Speaking to the Financial Times, EU commissioner Thierry Breton said the new powers the union is fighting for are in the interest of reducing the market dominance of these Big Tech companies.

Breton said these companies have a market dominance that forces users to use only one service and prevent people from switching to smaller platforms.

In theory, should their market dominance grow further, the EU will force them to sell or break off their operations in Europe.

“There is a feeling from end-users of these platforms that they are too big to care,” Breton said during the interview.

He went further to compare the market dominance of Big Tech companies with that of big banks before the financial crisis.

“We need better supervision for these big platforms, as we had again in the banking system,” Breton said.

Another option the EU is considering is a rating system; these companies will get a score on categories such as tax compliance and the promptness of censorship of problematic content.

The union, headquartered in Brussels, Belgium, could also go as far as removing the Big Tech companies from the European single market.

Push back against Big Tech is not exclusive to Europe.

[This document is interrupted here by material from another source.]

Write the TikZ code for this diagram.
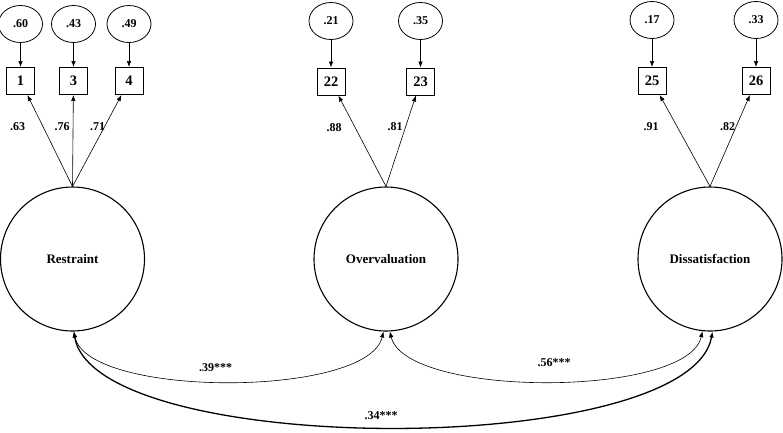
\documentclass[tikz,border=0pt]{standalone}
\usepackage{fontspec}
\setmainfont{Liberation Serif}
\usetikzlibrary{arrows.meta,shapes.geometric}
\begin{document}
\begin{tikzpicture}[x=1pt,y=-1pt,
 latent/.style={draw,circle,line width=1.1pt,minimum size=144pt,inner sep=0pt,font=\fontsize{13}{15}\selectfont\bfseries},
 obs/.style={draw,rectangle,line width=1pt,minimum width=28pt,minimum height=27pt,inner sep=0pt,font=\fontsize{14.5}{16}\selectfont\bfseries},
 err/.style={draw,ellipse,line width=0.8pt,minimum width=44pt,minimum height=37pt,inner sep=0pt,font=\fontsize{12}{13}\selectfont\bfseries},
 coef/.style={font=\fontsize{12}{13}\selectfont\bfseries,inner sep=0pt},
 tip/.tip={Latex[length=6pt,width=4.5pt]},
 pathline/.style={line width=0.6pt,-tip},
 covline/.style={line width=0.6pt,tip-tip},
 covthick/.style={line width=1.3pt,tip-tip},
]
\useasboundingbox (0,0) rectangle (783,432);

% latent factors
\node[latent] (R) at (72.5,259) {Restraint};
\node[latent] (O) at (386,259) {Overvaluation};
\node[latent] (D) at (710,259) {Dissatisfaction};

% observed items
\node[obs] (b1) at (20.5,81) {1};
\node[obs] (b3) at (73.5,81) {3};
\node[obs] (b4) at (129,81) {4};
\node[obs] (b22) at (331,81.5) {22};
\node[obs] (b23) at (420.5,81.5) {23};
\node[obs] (b25) at (652,81) {25};
\node[obs] (b26) at (756,81) {26};

% error terms
\node[err] (e1) at (20.5,24) {.60};
\node[err] (e3) at (73.5,24) {.43};
\node[err] (e4) at (129,24) {.49};
\node[err] (e22) at (331,21) {.21};
\node[err] (e23) at (420.5,21) {.35};
\node[err] (e25) at (652,20) {.17};
\node[err] (e26) at (756,20) {.33};

\foreach \i in {1,3,4,22,23,25,26}{
  \draw[pathline] (e\i) -- (b\i);
}

% loadings
\draw[pathline] (R.north) -- (b1);
\draw[pathline] (R.north) -- (b3);
\draw[pathline] (R.north) -- (b4);
\draw[pathline] (O.north) -- (b22);
\draw[pathline] (O.north) -- (b23);
\draw[pathline] (D.north) -- (b25);
\draw[pathline] (D.north) -- (b26);

\node[coef] (l1) at (17.5,127) {.63};
\node[coef] (l3) at (62,127) {.76};
\node[coef] (l4) at (97.5,127) {.71};
\node[coef] (l22) at (334,128) {.88};
\node[coef] (l23) at (395,127) {.81};
\node[coef] (l25) at (651,127) {.91};
\node[coef] (l26) at (727.5,127) {.82};

% covariances
\draw[covline] (R.271) .. controls (88,398) and (368,398) .. (O.268);
\draw[covline] (O.273) .. controls (406,398) and (688,398) .. (D.264);
\draw[covthick] (R.271) .. controls (95,459) and (690,459) .. (D.272);

\node[coef] (c1) at (215.5,368) {.39***};
\node[coef] (c2) at (554,363) {.56***};
\node[coef] (c3) at (381,416) {.34***};
\end{tikzpicture}
\end{document}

In the US, the Trump administration is trying to push the executive order the President signed that requested the FCC to consider reducing the legal protection social media platforms enjoy under Section 230 of the Communications Decency Act. While the EU is trying to increase censorship, Trump’s move is supposed to try and stop censorship.

The EU’s new rules for Big Tech companies, called the Digital Services Act, are still being drafted and might be submitted to the European Council and European Parliament for approval before the end of 2020 and will put both the US and the EU at odds over Big Tech policy.